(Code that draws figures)
-- -- --

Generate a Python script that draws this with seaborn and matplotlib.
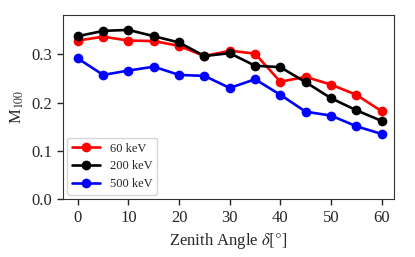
import matplotlib
matplotlib.use("Agg")
import matplotlib.pyplot as plt
import seaborn as sns
import pandas as pd

# === Data ===
angles = [0, 5, 10, 15, 20, 25, 30, 35, 40, 45, 50, 55, 60]
m100_60kev = [0.328, 0.336, 0.328, 0.327, 0.317, 0.296, 0.307, 0.301, 0.243, 0.253, 0.237, 0.216, 0.182]
m100_200kev = [0.337, 0.348, 0.350, 0.337, 0.324, 0.296, 0.302, 0.276, 0.273, 0.242, 0.209, 0.184, 0.162]
m100_500kev = [0.291, 0.257, 0.266, 0.274, 0.257, 0.255, 0.230, 0.248, 0.216, 0.181, 0.173, 0.151, 0.135]
labels = ["60 keV", "200 keV", "500 keV"]
colors = ["red", "black", "blue"]

df = pd.DataFrame({
    "angle": angles * 3,
    "m100": m100_60kev + m100_200kev + m100_500kev,
    "energy": [labels[0]] * 13 + [labels[1]] * 13 + [labels[2]] * 13,
})

sns.set_style("ticks")
plt.rcParams["font.family"] = ["Liberation Serif", "DejaVu Serif"]
plt.rcParams["mathtext.fontset"] = "stix"

fig = plt.figure(figsize=(4.15, 2.57), dpi=100)
ax = fig.add_axes([0.151, 0.2245, 0.799, 0.7175])

sns.lineplot(data=df, x="angle", y="m100", hue="energy", palette=colors,
             marker="o", markersize=7, markeredgewidth=0, linewidth=1.9, ax=ax)

ax.set_ylim(0, 0.381)
ax.set_xlim(-3, 62.5)
ax.set_yticks([0.0, 0.1, 0.2, 0.3])
ax.set_xticks([0, 10, 20, 30, 40, 50, 60])
ax.tick_params(labelsize=12, length=4, width=1)
ax.set_xlabel(r"Zenith Angle $\delta[°]$", fontsize=12)
ax.set_ylabel(r"M$_{100}$", fontsize=12)
for s in ax.spines.values():
    s.set_color("0.2")
ax.legend(loc="lower left", fontsize=9, title=None, frameon=True,
          handlelength=2.2, labelspacing=0.45, borderaxespad=0.35)

fig.savefig("out.png", dpi=100)
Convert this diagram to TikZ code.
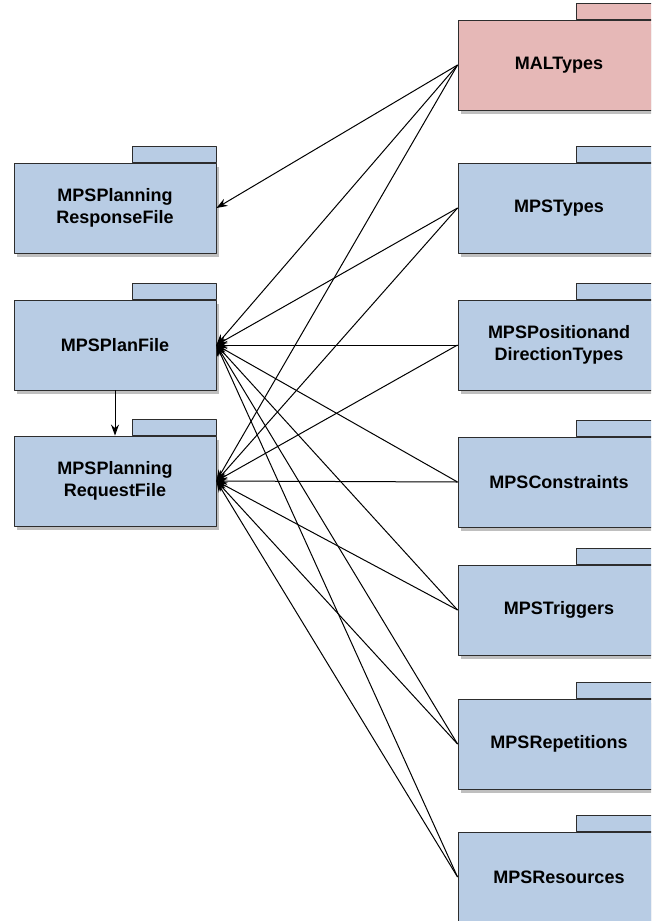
\documentclass[tikz,border=0pt]{standalone}
\usepackage{fontspec}
\setmainfont{Liberation Sans}
\usetikzlibrary{shadows,arrows.meta}
\definecolor{pkgblue}{RGB}{184,204,228}
\definecolor{pkgred}{RGB}{230,184,183}
\definecolor{pkgline}{RGB}{45,45,45}
\tikzset{
	pkg/.style={draw=pkgline,fill=pkgblue,line width=0.9pt,minimum width=202pt,minimum height=90pt,
		align=center,font=\bfseries\fontsize{18}{21.5}\selectfont,
		drop shadow={shadow xshift=3pt,shadow yshift=-3.5pt,opacity=0.5}},
	pkgtab/.style={draw=pkgline,line width=0.9pt},
	dep/.style={->,line width=1pt,color=black}
}
\begin{document}
\begin{tikzpicture}[x=1pt,y=-1pt,line join=round,>={Stealth[length=11pt,width=8pt]}]
	\useasboundingbox (0,0) rectangle (651,921);
	\clip (0,0) rectangle (651,921);
	% left packages
	\node[pkg] (resp) at (115,208) {MPSPlanning\\ResponseFile};
	\node[pkg] (plan) at (115,345) {MPSPlanFile};
	\node[pkg] (req) at (115,481) {MPSPlanning\\RequestFile};
	% right packages
	\node[pkg,fill=pkgred] (mal) at (559,65) {MALTypes};
	\node[pkg] (types) at (559,208) {MPSTypes};
	\node[pkg] (posdir) at (559,345) {MPSPositionand\\DirectionTypes};
	\node[pkg] (cons) at (559,482) {MPSConstraints};
	\node[pkg] (trig) at (559,610) {MPSTriggers};
	\node[pkg] (rep) at (559,744) {MPSRepetitions};
	\node[pkg] (res) at (559,877) {MPSResources};
	% tabs
	\foreach \n in {resp,plan,req,types,posdir,cons,trig,rep,res}
		\draw[pkgtab,fill=pkgblue] ([xshift=-84pt]\n.north east) rectangle ([yshift=16pt]\n.north east);
	\draw[pkgtab,fill=pkgred] ([xshift=-84pt]mal.north east) rectangle ([yshift=16pt]mal.north east);
	% dependencies
	\draw[dep] (mal.west) -- (resp.east);
	\foreach \s in {mal,types,posdir,cons,trig,rep,res}
		\foreach \t in {plan,req}
			\draw[dep] (\s.west) -- (\t.east);
	\draw[dep] (plan.south) -- (req.north);
\end{tikzpicture}
\end{document}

-- -- --

Exercise: Output the material word for word, omitting its pictures.

Completed exercise:
Generate a Python script that draws this with seaborn and matplotlib.
import matplotlib
matplotlib.use("Agg")
import matplotlib.pyplot as plt
import seaborn as sns
import pandas as pd

# === Data ===
angles = [0, 5, 10, 15, 20, 25, 30, 35, 40, 45, 50, 55, 60]
m100_60kev = [0.328, 0.336, 0.328, 0.327, 0.317, 0.296, 0.307, 0.301, 0.243, 0.253, 0.237, 0.216, 0.182]
m100_200kev = [0.337, 0.348, 0.350, 0.337, 0.324, 0.296, 0.302, 0.276, 0.273, 0.242, 0.209, 0.184, 0.162]
m100_500kev = [0.291, 0.257, 0.266, 0.274, 0.257, 0.255, 0.230, 0.248, 0.216, 0.181, 0.173, 0.151, 0.135]
labels = ["60 keV", "200 keV", "500 keV"]
colors = ["red", "black", "blue"]

df = pd.DataFrame({
    "angle": angles * 3,
    "m100": m100_60kev + m100_200kev + m100_500kev,
    "energy": [labels[0]] * 13 + [labels[1]] * 13 + [labels[2]] * 13,
})

sns.set_style("ticks")
plt.rcParams["font.family"] = ["Liberation Serif", "DejaVu Serif"]
plt.rcParams["mathtext.fontset"] = "stix"

fig = plt.figure(figsize=(4.15, 2.57), dpi=100)
ax = fig.add_axes([0.151, 0.2245, 0.799, 0.7175])

sns.lineplot(data=df, x="angle", y="m100", hue="energy", palette=colors,
             marker="o", markersize=7, markeredgewidth=0, linewidth=1.9, ax=ax)

ax.set_ylim(0, 0.381)
ax.set_xlim(-3, 62.5)
ax.set_yticks([0.0, 0.1, 0.2, 0.3])
ax.set_xticks([0, 10, 20, 30, 40, 50, 60])
ax.tick_params(labelsize=12, length=4, width=1)
ax.set_xlabel(r"Zenith Angle $\delta[°]$", fontsize=12)
ax.set_ylabel(r"M$_{100}$", fontsize=12)
for s in ax.spines.values():
    s.set_color("0.2")
ax.legend(loc="lower left", fontsize=9, title=None, frameon=True,
          handlelength=2.2, labelspacing=0.45, borderaxespad=0.35)

fig.savefig("out.png", dpi=100)
Convert this diagram to TikZ code.
\documentclass[tikz,border=0pt]{standalone}
\usepackage{fontspec}
\setmainfont{Liberation Sans}
\usetikzlibrary{shadows,arrows.meta}
\definecolor{pkgblue}{RGB}{184,204,228}
\definecolor{pkgred}{RGB}{230,184,183}
\definecolor{pkgline}{RGB}{45,45,45}
\tikzset{
	pkg/.style={draw=pkgline,fill=pkgblue,line width=0.9pt,minimum width=202pt,minimum height=90pt,
		align=center,font=\bfseries\fontsize{18}{21.5}\selectfont,
		drop shadow={shadow xshift=3pt,shadow yshift=-3.5pt,opacity=0.5}},
	pkgtab/.style={draw=pkgline,line width=0.9pt},
	dep/.style={->,line width=1pt,color=black}
}
\begin{document}
\begin{tikzpicture}[x=1pt,y=-1pt,line join=round,>={Stealth[length=11pt,width=8pt]}]
	\useasboundingbox (0,0) rectangle (651,921);
	\clip (0,0) rectangle (651,921);
	% left packages
	\node[pkg] (resp) at (115,208) {MPSPlanning\\ResponseFile};
	\node[pkg] (plan) at (115,345) {MPSPlanFile};
	\node[pkg] (req) at (115,481) {MPSPlanning\\RequestFile};
	% right packages
	\node[pkg,fill=pkgred] (mal) at (559,65) {MALTypes};
	\node[pkg] (types) at (559,208) {MPSTypes};
	\node[pkg] (posdir) at (559,345) {MPSPositionand\\DirectionTypes};
	\node[pkg] (cons) at (559,482) {MPSConstraints};
	\node[pkg] (trig) at (559,610) {MPSTriggers};
	\node[pkg] (rep) at (559,744) {MPSRepetitions};
	\node[pkg] (res) at (559,877) {MPSResources};
	% tabs
	\foreach \n in {resp,plan,req,types,posdir,cons,trig,rep,res}
		\draw[pkgtab,fill=pkgblue] ([xshift=-84pt]\n.north east) rectangle ([yshift=16pt]\n.north east);
	\draw[pkgtab,fill=pkgred] ([xshift=-84pt]mal.north east) rectangle ([yshift=16pt]mal.north east);
	% dependencies
	\draw[dep] (mal.west) -- (resp.east);
	\foreach \s in {mal,types,posdir,cons,trig,rep,res}
		\foreach \t in {plan,req}
			\draw[dep] (\s.west) -- (\t.east);
	\draw[dep] (plan.south) -- (req.north);
\end{tikzpicture}
\end{document}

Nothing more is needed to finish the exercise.